Task prompt
Reproduce the material word for word; the images stay out.

Data section
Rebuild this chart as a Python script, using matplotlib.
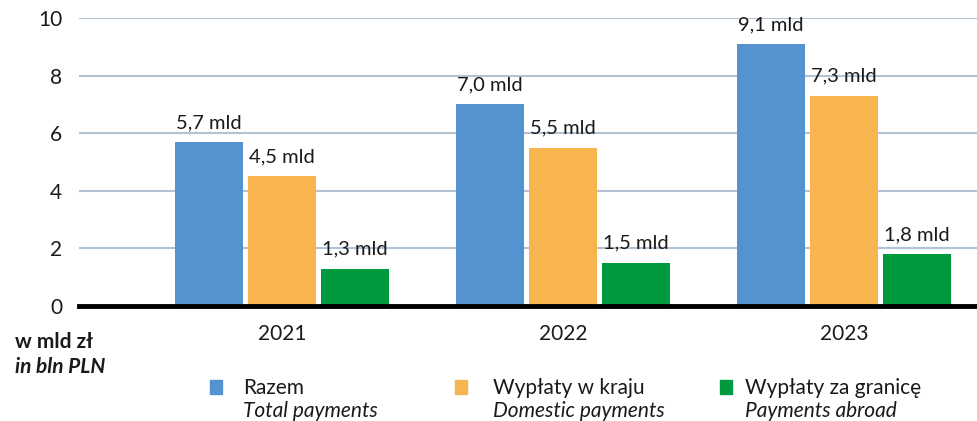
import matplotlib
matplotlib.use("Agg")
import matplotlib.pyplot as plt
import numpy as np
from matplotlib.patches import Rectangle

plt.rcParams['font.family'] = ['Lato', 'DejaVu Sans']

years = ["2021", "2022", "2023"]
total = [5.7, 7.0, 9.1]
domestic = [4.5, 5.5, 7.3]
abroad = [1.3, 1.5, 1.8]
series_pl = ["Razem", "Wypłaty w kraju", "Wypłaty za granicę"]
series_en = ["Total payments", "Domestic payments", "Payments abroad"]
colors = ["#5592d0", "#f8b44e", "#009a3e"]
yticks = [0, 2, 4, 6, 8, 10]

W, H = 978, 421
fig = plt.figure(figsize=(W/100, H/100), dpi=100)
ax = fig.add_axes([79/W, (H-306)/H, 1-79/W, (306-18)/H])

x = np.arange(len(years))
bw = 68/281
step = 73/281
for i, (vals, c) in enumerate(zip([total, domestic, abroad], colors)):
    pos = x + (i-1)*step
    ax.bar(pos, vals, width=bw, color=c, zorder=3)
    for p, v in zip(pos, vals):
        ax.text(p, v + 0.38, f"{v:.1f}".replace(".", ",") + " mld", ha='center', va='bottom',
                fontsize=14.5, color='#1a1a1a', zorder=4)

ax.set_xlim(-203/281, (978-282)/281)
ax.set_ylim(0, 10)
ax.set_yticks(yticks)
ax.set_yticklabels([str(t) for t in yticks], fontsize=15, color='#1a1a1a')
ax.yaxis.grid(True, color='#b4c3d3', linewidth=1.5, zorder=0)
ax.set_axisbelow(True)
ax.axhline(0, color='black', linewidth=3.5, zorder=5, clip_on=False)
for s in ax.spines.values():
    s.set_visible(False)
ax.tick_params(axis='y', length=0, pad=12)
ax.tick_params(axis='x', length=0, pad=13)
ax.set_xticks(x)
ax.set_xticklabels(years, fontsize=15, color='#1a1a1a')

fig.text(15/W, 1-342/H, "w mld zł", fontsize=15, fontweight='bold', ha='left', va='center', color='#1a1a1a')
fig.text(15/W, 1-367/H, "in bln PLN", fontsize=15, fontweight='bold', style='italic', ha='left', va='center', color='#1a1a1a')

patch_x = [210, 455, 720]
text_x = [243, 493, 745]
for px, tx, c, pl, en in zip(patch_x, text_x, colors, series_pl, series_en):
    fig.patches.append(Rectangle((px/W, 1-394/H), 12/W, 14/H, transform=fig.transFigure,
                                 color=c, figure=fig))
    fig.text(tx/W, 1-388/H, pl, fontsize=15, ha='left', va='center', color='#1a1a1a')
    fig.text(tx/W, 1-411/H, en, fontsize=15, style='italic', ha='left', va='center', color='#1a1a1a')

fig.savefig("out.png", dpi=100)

Finished task
Rebuild this chart as a Python script, using matplotlib.
import matplotlib
matplotlib.use("Agg")
import matplotlib.pyplot as plt
import numpy as np
from matplotlib.patches import Rectangle

plt.rcParams['font.family'] = ['Lato', 'DejaVu Sans']

years = ["2021", "2022", "2023"]
total = [5.7, 7.0, 9.1]
domestic = [4.5, 5.5, 7.3]
abroad = [1.3, 1.5, 1.8]
series_pl = ["Razem", "Wypłaty w kraju", "Wypłaty za granicę"]
series_en = ["Total payments", "Domestic payments", "Payments abroad"]
colors = ["#5592d0", "#f8b44e", "#009a3e"]
yticks = [0, 2, 4, 6, 8, 10]

W, H = 978, 421
fig = plt.figure(figsize=(W/100, H/100), dpi=100)
ax = fig.add_axes([79/W, (H-306)/H, 1-79/W, (306-18)/H])

x = np.arange(len(years))
bw = 68/281
step = 73/281
for i, (vals, c) in enumerate(zip([total, domestic, abroad], colors)):
    pos = x + (i-1)*step
    ax.bar(pos, vals, width=bw, color=c, zorder=3)
    for p, v in zip(pos, vals):
        ax.text(p, v + 0.38, f"{v:.1f}".replace(".", ",") + " mld", ha='center', va='bottom',
                fontsize=14.5, color='#1a1a1a', zorder=4)

ax.set_xlim(-203/281, (978-282)/281)
ax.set_ylim(0, 10)
ax.set_yticks(yticks)
ax.set_yticklabels([str(t) for t in yticks], fontsize=15, color='#1a1a1a')
ax.yaxis.grid(True, color='#b4c3d3', linewidth=1.5, zorder=0)
ax.set_axisbelow(True)
ax.axhline(0, color='black', linewidth=3.5, zorder=5, clip_on=False)
for s in ax.spines.values():
    s.set_visible(False)
ax.tick_params(axis='y', length=0, pad=12)
ax.tick_params(axis='x', length=0, pad=13)
ax.set_xticks(x)
ax.set_xticklabels(years, fontsize=15, color='#1a1a1a')

fig.text(15/W, 1-342/H, "w mld zł", fontsize=15, fontweight='bold', ha='left', va='center', color='#1a1a1a')
fig.text(15/W, 1-367/H, "in bln PLN", fontsize=15, fontweight='bold', style='italic', ha='left', va='center', color='#1a1a1a')

patch_x = [210, 455, 720]
text_x = [243, 493, 745]
for px, tx, c, pl, en in zip(patch_x, text_x, colors, series_pl, series_en):
    fig.patches.append(Rectangle((px/W, 1-394/H), 12/W, 14/H, transform=fig.transFigure,
                                 color=c, figure=fig))
    fig.text(tx/W, 1-388/H, pl, fontsize=15, ha='left', va='center', color='#1a1a1a')
    fig.text(tx/W, 1-411/H, en, fontsize=15, style='italic', ha='left', va='center', color='#1a1a1a')

fig.savefig("out.png", dpi=100)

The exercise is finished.